What you will do |
Repeat what the lines below say, word for word, and skip every image.

Data |
◆ ◆ ◆ ◆

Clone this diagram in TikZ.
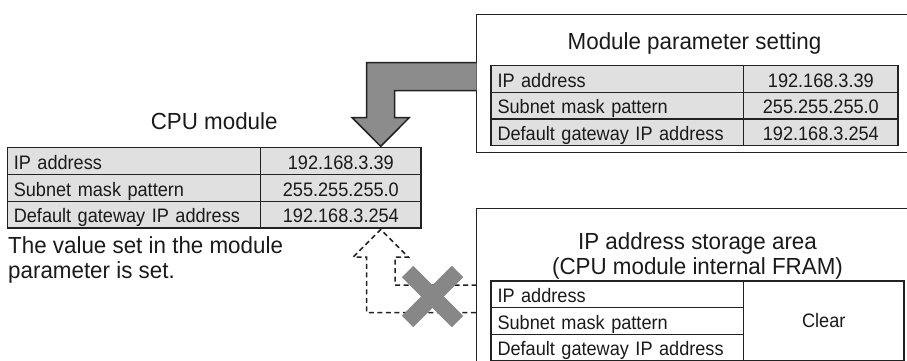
\documentclass[tikz,border=0pt]{standalone}
\usepackage{fontspec}
\setmainfont{Liberation Sans}
\newfontfamily\tabfont{Liberation Sans}[FakeStretch=0.93]
\newfontfamily\titlefont{Liberation Sans}[FakeStretch=0.96]
\definecolor{linec}{HTML}{222222}
\definecolor{cellfill}{HTML}{E0E0E0}
\definecolor{txt}{HTML}{1A1A1A}
\definecolor{arrowgray}{HTML}{8C8C8C}
\definecolor{xgray}{HTML}{878787}
\tikzset{
  cellbase/.style={draw=linec, line width=1.5pt, inner sep=0pt, outer sep=0pt,
    anchor=north west, text=txt, font=\tabfont\fontsize{19.5}{21}\selectfont,
    text height=16.3pt, text depth=0pt},
  labcell/.style={cellbase, fill=cellfill, inner xsep=6.5pt, align=left},
  valcell/.style={cellbase, fill=cellfill, align=center},
  plainlab/.style={cellbase, fill=white, inner xsep=6.5pt, align=left},
  frame/.style={draw=linec, line width=1.5pt},
  title/.style={text=txt, font=\titlefont\fontsize{23.3}{25}\selectfont, inner sep=0pt, anchor=base},
  bigarrow/.style={draw=linec, line width=1.5pt, fill=arrowgray, line join=miter},
  dasharrow/.style={draw=linec, line width=1.5pt, dash pattern=on 5pt off 3.5pt},
  cross/.style={draw=xgray, line width=16pt, line cap=butt}
}
\begin{document}
\begin{tikzpicture}[x=1pt,y=-1pt]
\useasboundingbox (0,0) rectangle (907,361);

% frames
\draw[frame] (476.7,14.7) rectangle (920,152.7);
\draw[frame] (476.7,208.3) rectangle (920,375);

% titles
\node[title] (tmod) at (694.5,50) {Module parameter setting};
\node[title] (tcpu) at (214.2,129.5) {CPU module};
\node[title] (tsto1) at (697.5,249) {IP address storage area};
\node[title] (tsto2) at (697.5,274) {(CPU module internal FRAM)};
\node[title, anchor=base west, align=left] (note1) at (8,253) {The value set in the module};
\node[title, anchor=base west, align=left] (note2) at (8,278) {parameter is set.};

% CPU module table
\node[labcell, text width=240.4pt, minimum height=26.9pt] (c1) at (7.3,147.5) {IP address};
\node[labcell, text width=240.4pt, minimum height=26.9pt] (c2) at (7.3,174.4) {Subnet mask pattern};
\node[labcell, text width=240.4pt, minimum height=26.9pt] (c3) at (7.3,201.3) {Default gateway IP address};
\node[valcell, minimum width=160.3pt, minimum height=26.9pt] (cv1) at (260.7,147.5) {192.168.3.39};
\node[valcell, minimum width=160.3pt, minimum height=26.9pt] (cv2) at (260.7,174.4) {255.255.255.0};
\node[valcell, minimum width=160.3pt, minimum height=26.9pt] (cv3) at (260.7,201.3) {192.168.3.254};

% Module parameter table
\node[labcell, text width=239.7pt, minimum height=26.6pt] (m1) at (491,65.7) {IP address};
\node[labcell, text width=239.7pt, minimum height=26.6pt] (m2) at (491,92.3) {Subnet mask pattern};
\node[labcell, text width=239.7pt, minimum height=26.6pt] (m3) at (491,118.9) {Default gateway IP address};
\node[valcell, minimum width=154.3pt, minimum height=26.6pt] (mv1) at (743.7,65.7) {192.168.3.39};
\node[valcell, minimum width=154.3pt, minimum height=26.6pt] (mv2) at (743.7,92.3) {255.255.255.0};
\node[valcell, minimum width=154.3pt, minimum height=26.6pt] (mv3) at (743.7,118.9) {192.168.3.254};

% storage table
\node[plainlab, text width=239.5pt, minimum height=26.7pt] (s1) at (491,281) {IP address};
\node[plainlab, text width=239.5pt, minimum height=26.7pt] (s2) at (491,307.7) {Subnet mask pattern};
\node[plainlab, text width=239.5pt, minimum height=26.7pt] (s3) at (491,334.4) {Default gateway IP address};
\node[cellbase, fill=white, minimum width=160.5pt, minimum height=80.1pt, text height=12pt] (sv) at (743.5,281) {Clear};

% big gray arrow from module parameter frame to CPU module
\draw[bigarrow] (476.7,62.7) -- (366.7,62.7) -- (366.7,117.7) -- (352.2,117.7)
  -- (380.7,146.3) -- (409.2,117.7) -- (394.5,117.7) -- (394.5,90.7) -- (476.7,90.7);

% dashed arrow from storage area to CPU module
\draw[dasharrow] (476.7,285) -- (395,285) -- (395,257) -- (408.3,257) -- (380.8,229.5)
  -- (353.3,257) -- (366.7,257) -- (366.7,312.7) -- (476.7,312.7);

% cross
\draw[cross] (407.5,271.5) -- (457.5,321.5);
\draw[cross] (407.5,321.5) -- (457.5,271.5);
\end{tikzpicture}
\end{document}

◆ ◆ ◆ ◆

Solution to the problem |
Clone this diagram in TikZ.
\documentclass[tikz,border=0pt]{standalone}
\usepackage{fontspec}
\setmainfont{Liberation Sans}
\newfontfamily\tabfont{Liberation Sans}[FakeStretch=0.93]
\newfontfamily\titlefont{Liberation Sans}[FakeStretch=0.96]
\definecolor{linec}{HTML}{222222}
\definecolor{cellfill}{HTML}{E0E0E0}
\definecolor{txt}{HTML}{1A1A1A}
\definecolor{arrowgray}{HTML}{8C8C8C}
\definecolor{xgray}{HTML}{878787}
\tikzset{
  cellbase/.style={draw=linec, line width=1.5pt, inner sep=0pt, outer sep=0pt,
    anchor=north west, text=txt, font=\tabfont\fontsize{19.5}{21}\selectfont,
    text height=16.3pt, text depth=0pt},
  labcell/.style={cellbase, fill=cellfill, inner xsep=6.5pt, align=left},
  valcell/.style={cellbase, fill=cellfill, align=center},
  plainlab/.style={cellbase, fill=white, inner xsep=6.5pt, align=left},
  frame/.style={draw=linec, line width=1.5pt},
  title/.style={text=txt, font=\titlefont\fontsize{23.3}{25}\selectfont, inner sep=0pt, anchor=base},
  bigarrow/.style={draw=linec, line width=1.5pt, fill=arrowgray, line join=miter},
  dasharrow/.style={draw=linec, line width=1.5pt, dash pattern=on 5pt off 3.5pt},
  cross/.style={draw=xgray, line width=16pt, line cap=butt}
}
\begin{document}
\begin{tikzpicture}[x=1pt,y=-1pt]
\useasboundingbox (0,0) rectangle (907,361);

% frames
\draw[frame] (476.7,14.7) rectangle (920,152.7);
\draw[frame] (476.7,208.3) rectangle (920,375);

% titles
\node[title] (tmod) at (694.5,50) {Module parameter setting};
\node[title] (tcpu) at (214.2,129.5) {CPU module};
\node[title] (tsto1) at (697.5,249) {IP address storage area};
\node[title] (tsto2) at (697.5,274) {(CPU module internal FRAM)};
\node[title, anchor=base west, align=left] (note1) at (8,253) {The value set in the module};
\node[title, anchor=base west, align=left] (note2) at (8,278) {parameter is set.};

% CPU module table
\node[labcell, text width=240.4pt, minimum height=26.9pt] (c1) at (7.3,147.5) {IP address};
\node[labcell, text width=240.4pt, minimum height=26.9pt] (c2) at (7.3,174.4) {Subnet mask pattern};
\node[labcell, text width=240.4pt, minimum height=26.9pt] (c3) at (7.3,201.3) {Default gateway IP address};
\node[valcell, minimum width=160.3pt, minimum height=26.9pt] (cv1) at (260.7,147.5) {192.168.3.39};
\node[valcell, minimum width=160.3pt, minimum height=26.9pt] (cv2) at (260.7,174.4) {255.255.255.0};
\node[valcell, minimum width=160.3pt, minimum height=26.9pt] (cv3) at (260.7,201.3) {192.168.3.254};

% Module parameter table
\node[labcell, text width=239.7pt, minimum height=26.6pt] (m1) at (491,65.7) {IP address};
\node[labcell, text width=239.7pt, minimum height=26.6pt] (m2) at (491,92.3) {Subnet mask pattern};
\node[labcell, text width=239.7pt, minimum height=26.6pt] (m3) at (491,118.9) {Default gateway IP address};
\node[valcell, minimum width=154.3pt, minimum height=26.6pt] (mv1) at (743.7,65.7) {192.168.3.39};
\node[valcell, minimum width=154.3pt, minimum height=26.6pt] (mv2) at (743.7,92.3) {255.255.255.0};
\node[valcell, minimum width=154.3pt, minimum height=26.6pt] (mv3) at (743.7,118.9) {192.168.3.254};

% storage table
\node[plainlab, text width=239.5pt, minimum height=26.7pt] (s1) at (491,281) {IP address};
\node[plainlab, text width=239.5pt, minimum height=26.7pt] (s2) at (491,307.7) {Subnet mask pattern};
\node[plainlab, text width=239.5pt, minimum height=26.7pt] (s3) at (491,334.4) {Default gateway IP address};
\node[cellbase, fill=white, minimum width=160.5pt, minimum height=80.1pt, text height=12pt] (sv) at (743.5,281) {Clear};

% big gray arrow from module parameter frame to CPU module
\draw[bigarrow] (476.7,62.7) -- (366.7,62.7) -- (366.7,117.7) -- (352.2,117.7)
  -- (380.7,146.3) -- (409.2,117.7) -- (394.5,117.7) -- (394.5,90.7) -- (476.7,90.7);

% dashed arrow from storage area to CPU module
\draw[dasharrow] (476.7,285) -- (395,285) -- (395,257) -- (408.3,257) -- (380.8,229.5)
  -- (353.3,257) -- (366.7,257) -- (366.7,312.7) -- (476.7,312.7);

% cross
\draw[cross] (407.5,271.5) -- (457.5,321.5);
\draw[cross] (407.5,321.5) -- (457.5,271.5);
\end{tikzpicture}
\end{document}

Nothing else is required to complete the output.